[Collected data]
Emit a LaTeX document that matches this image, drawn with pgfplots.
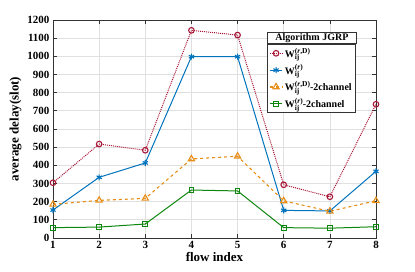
\documentclass[border=0pt]{standalone}
\usepackage{fontspec}
\setmainfont{Liberation Serif}
\usepackage{pgfplots}
\pgfplotsset{compat=1.18}
\usetikzlibrary{calc}
\definecolor{cR}{rgb}{0.66,0.09,0.22}
\definecolor{cB}{rgb}{0.0,0.45,0.74}
\definecolor{cO}{rgb}{0.91,0.56,0.10}
\definecolor{cG}{rgb}{0.05,0.53,0.05}
\newcommand{\W}[2]{W\rlap{\raisebox{-0.6ex}{\fontsize{7.5}{7.5}\selectfont #1}}\raisebox{0.9ex}{\fontsize{7.5}{7.5}\selectfont #2}}
\begin{document}
\begin{tikzpicture}
\useasboundingbox (0,0) rectangle (415pt,272pt);
\begin{axis}[
  at={(53pt,34pt)}, anchor=south west,
  scale only axis, width=323pt, height=218pt,
  xmin=1, xmax=8, ymin=0, ymax=1200,
  xtick={1,...,8}, ytick={0,100,...,1200},
  grid=major, major grid style={draw=black!12, line width=0.7pt},
  axis line style={draw=black!80, line width=0.8pt},
  tick style={draw=black!80, line width=0.7pt},
  major tick length=4pt,
  tick align=inside,
  /pgf/number format/assume math mode=true,
  /pgf/number format/1000 sep={},
  ticklabel style={font=\bfseries\fontsize{11}{11}\selectfont},
  xlabel={flow index}, ylabel={average delay(slot)},
  label style={font=\bfseries\fontsize{13}{13}\selectfont},
  xlabel style={yshift=3pt},
  ylabel style={yshift=-1pt},
  legend cell align=left,
  legend style={name=leg, at={(0.937,0.890)}, anchor=north east,
    draw=black!80, line width=0.8pt, fill=white,
    font=\bfseries\fontsize{10}{10}\selectfont,
    inner sep=1.5pt, row sep=2pt},
  legend image code/.code={\draw[mark repeat=2,mark phase=2] plot coordinates {(0cm,0cm) (0.22cm,0cm) (0.44cm,0cm)};},
]
\addplot[cR, line width=1pt, densely dotted, mark=o, mark size=2.8pt, mark options={solid, line width=1.1pt}]
  coordinates {(1,304) (2,517) (3,483) (4,1143) (5,1117) (6,293) (7,227) (8,736)};
\addlegendentry{\W{ij}{(\textit{r},D)}}
\addplot[cB, line width=1pt, mark=asterisk, mark size=3pt, mark options={solid, line width=1.1pt}]
  coordinates {(1,154) (2,334) (3,413) (4,998) (5,998) (6,152) (7,149) (8,367)};
\addlegendentry{\W{ij}{(\textit{r})}}
\addplot[cO, line width=1.1pt, dashed, mark=triangle, mark size=3.6pt, mark options={solid, line width=1.1pt}]
  coordinates {(1,185) (2,207) (3,218) (4,435) (5,450) (6,204) (7,147) (8,205)};
\addlegendentry{\W{ij}{(\textit{r},D)}-2channel}
\addplot[cG, line width=1pt, mark=square, mark size=2.4pt, mark options={solid, line width=1pt}]
  coordinates {(1,57) (2,60) (3,77) (4,264) (5,259) (6,57) (7,54) (8,62)};
\addlegendentry{\W{ij}{(\textit{r})}-2channel}
\end{axis}
\path let \p1=(leg.north west), \p2=(leg.north east) in
  node[draw=black!80, line width=0.8pt, fill=white, anchor=south west,
       minimum width=\x2-\x1, minimum height=11pt, inner sep=1pt,
       font=\bfseries\fontsize{10}{10}\selectfont] at (\p1) {Algorithm JGRP};
\end{tikzpicture}
\end{document}
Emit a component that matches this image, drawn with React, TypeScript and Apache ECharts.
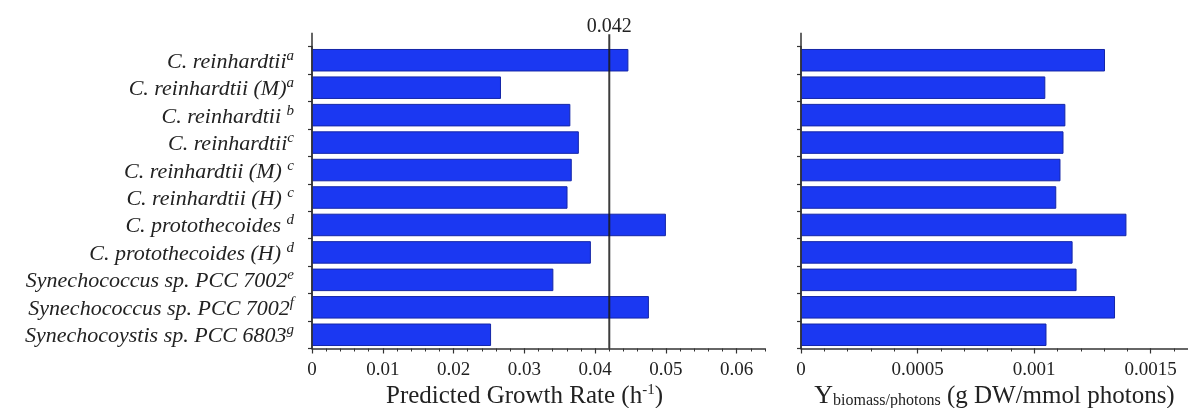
import React, { useEffect, useRef } from "react";
import * as echarts from "echarts";

const categories = [
  "C. reinhardtii",
  "C. reinhardtii (M)",
  "C. reinhardtii ",
  "C. reinhardtii",
  "C. reinhardtii (M) ",
  "C. reinhardtii (H) ",
  "C. protothecoides ",
  "C. protothecoides (H) ",
  "Synechococcus sp. PCC 7002",
  "Synechococcus sp. PCC 7002",
  "Synechocoystis sp. PCC 6803",
];
const superscripts = ["a", "a", "b", "c", "c", "c", "d", "d", "e", "f", "g"];
const growthRate = [0.0447, 0.0267, 0.0365, 0.0377, 0.0367, 0.0361, 0.05, 0.0394, 0.0341, 0.0476, 0.0253];
const biomassYield = [0.001304, 0.001048, 0.001134, 0.001126, 0.001113, 0.001095, 0.001396, 0.001165, 0.001182, 0.001347, 0.001053];
const referenceRate = 0.042;
const referenceLabel = "0.042";
const growthAxis = { min: 0, max: 0.064, major: 0.01, minor: 0.002 };
const yieldAxis = { min: 0, max: 0.00166, major: 0.0005, minor: 0.0001 };

const FONT = "Liberation Serif";
const TEXT = "#222";
const AXIS = "#333";
const BAR = "#1b38f2";
const BAR_EDGE = "#1426a8";

export default function App() {
  const ref = useRef<HTMLDivElement>(null);
  useEffect(() => {
    if (!ref.current) return;
    const chart = echarts.init(ref.current, null, { renderer: "svg" });
    const gridTop = 46.5;
    const gridBottom = 59.5;
    const axisLine = { show: true, lineStyle: { color: AXIS, width: 1.5 } };
    const majorLabel = {
      fontFamily: FONT,
      fontSize: 19,
      color: TEXT,
      margin: 10,
      showMaxLabel: false,
    };
    const option: any = {
      animation: false,
      grid: [
        { left: 312, right: 1188 - 765, top: gridTop, bottom: gridBottom, containLabel: false, outerBoundsMode: "none" },
        { left: 801, right: 0, top: gridTop, bottom: gridBottom, containLabel: false, outerBoundsMode: "none" },
      ],
      xAxis: [
        {
          gridIndex: 0,
          type: "value",
          position: "bottom",
          min: growthAxis.min,
          max: growthAxis.max,
          interval: growthAxis.major,
          axisLine,
          axisTick: { show: true, length: 5, lineStyle: { color: AXIS, width: 1.2 } },
          axisLabel: majorLabel,
          splitLine: { show: false },
          name: "{m|Predicted Growth Rate (h}{sup|-1}{m|)}",
          nameLocation: "middle",
          nameGap: 33,
          nameMoveOverlap: false,
          nameTextStyle: {
            fontFamily: FONT,
            fontSize: 25,
            color: TEXT,
            padding: [0, 28, 0, 0],
            rich: {
              m: { fontFamily: FONT, fontSize: 25, lineHeight: 26, color: TEXT },
              sup: { fontFamily: FONT, fontSize: 15, lineHeight: 15, verticalAlign: "top", color: TEXT },
            },
          },
        },
        {
          gridIndex: 0,
          type: "value",
          position: "bottom",
          min: growthAxis.min,
          max: growthAxis.max,
          interval: growthAxis.minor,
          axisLine: { show: false },
          axisTick: { show: true, length: 3, lineStyle: { color: AXIS, width: 1 } },
          axisLabel: { show: false },
          splitLine: { show: false },
        },
        {
          gridIndex: 1,
          type: "value",
          position: "bottom",
          min: yieldAxis.min,
          max: yieldAxis.max,
          interval: yieldAxis.major,
          axisLine,
          axisTick: { show: true, length: 5, lineStyle: { color: AXIS, width: 1.2 } },
          axisLabel: majorLabel,
          splitLine: { show: false },
          name: "{Y|Y}{sub|biomass/photons}{m| (g DW/mmol photons)}",
          nameLocation: "middle",
          nameGap: 33,
          nameMoveOverlap: false,
          nameTextStyle: {
            fontFamily: FONT,
            fontSize: 25,
            color: TEXT,
            rich: {
              Y: { fontFamily: FONT, fontSize: 26, lineHeight: 26, color: TEXT },
              m: { fontFamily: FONT, fontSize: 25, lineHeight: 26, color: TEXT },
              sub: { fontFamily: FONT, fontSize: 16, lineHeight: 13, verticalAlign: "bottom", color: TEXT },
            },
          },
        },
        {
          gridIndex: 1,
          type: "value",
          position: "bottom",
          min: yieldAxis.min,
          max: yieldAxis.max,
          interval: yieldAxis.minor,
          axisLine: { show: false },
          axisTick: { show: true, length: 3, lineStyle: { color: AXIS, width: 1 } },
          axisLabel: { show: false },
          splitLine: { show: false },
        },
      ],
      yAxis: [
        {
          gridIndex: 0,
          type: "category",
          inverse: true,
          data: categories,
          axisLine,
          axisTick: { show: true, inside: false, length: 4, lineStyle: { color: AXIS, width: 1.2 } },
          axisLabel: {
            margin: 18,
            formatter: (v: string, i: number) => `{n|${v}}{s|${superscripts[i]}}`,
            rich: {
              n: { fontFamily: FONT, fontStyle: "italic", fontSize: 22, lineHeight: 26, color: TEXT },
              s: { fontFamily: FONT, fontStyle: "italic", fontSize: 15, lineHeight: 20, verticalAlign: "top", color: TEXT },
            },
          },
          splitLine: { show: false },
        },
        {
          gridIndex: 1,
          type: "category",
          inverse: true,
          data: categories,
          axisLine,
          axisTick: { show: true, inside: false, length: 4, lineStyle: { color: AXIS, width: 1.2 } },
          axisLabel: { show: false },
          splitLine: { show: false },
        },
      ],
      series: [
        {
          type: "bar",
          xAxisIndex: 0,
          yAxisIndex: 0,
          data: growthRate,
          barCategoryGap: "18%",
          itemStyle: { color: BAR, borderColor: BAR_EDGE, borderWidth: 1 },
        },
        {
          type: "bar",
          xAxisIndex: 2,
          yAxisIndex: 1,
          data: biomassYield,
          barCategoryGap: "18%",
          itemStyle: { color: BAR, borderColor: BAR_EDGE, borderWidth: 1 },
        },
      ],
    };
    chart.setOption(option);

    const yFirst = chart.convertToPixel({ yAxisIndex: 0 }, 0) as number;
    const ySecond = chart.convertToPixel({ yAxisIndex: 0 }, 1) as number;
    const yLast = chart.convertToPixel({ yAxisIndex: 0 }, categories.length - 1) as number;
    const band = ySecond - yFirst;
    const top = yFirst - band;
    const bottom = yLast + band / 2;
    const xLeft0 = chart.convertToPixel({ xAxisIndex: 0 }, 0) as number;
    const xRight0 = chart.convertToPixel({ xAxisIndex: 2 }, 0) as number;
    const xRef = chart.convertToPixel({ xAxisIndex: 0 }, referenceRate) as number;

    chart.setOption({
      graphic: [
        { type: "line", shape: { x1: xLeft0, y1: top, x2: xLeft0, y2: bottom }, style: { stroke: AXIS, lineWidth: 1.5 }, z: 10 },
        { type: "line", shape: { x1: xRight0, y1: top, x2: xRight0, y2: bottom }, style: { stroke: AXIS, lineWidth: 1.5 }, z: 10 },
        { type: "line", shape: { x1: xRef, y1: top + 1.5, x2: xRef, y2: bottom }, style: { stroke: "#1a1a1a", lineWidth: 2, opacity: 0.85 }, z: 10 },
        {
          type: "text",
          x: xRef,
          y: top - 7.5,
          style: { text: referenceLabel, fontFamily: FONT, fontSize: 20, fill: TEXT, align: "center", verticalAlign: "middle" },
          z: 10,
        },
      ],
    });

    return () => chart.dispose();
  }, []);
  return <div ref={ref} style={{ position: "fixed", left: 0, top: 0, width: 1188, height: 408 }} />;
}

Stated goal
Without the pictures, give again only the lines beginning at the line that contains "Emit a component" and stopping after the line that contains "import * as", exactly as written.

Answer to this problem
Emit a component that matches this image, drawn with React, TypeScript and Apache ECharts.
import React, { useEffect, useRef } from "react";
import * as echarts from "echarts";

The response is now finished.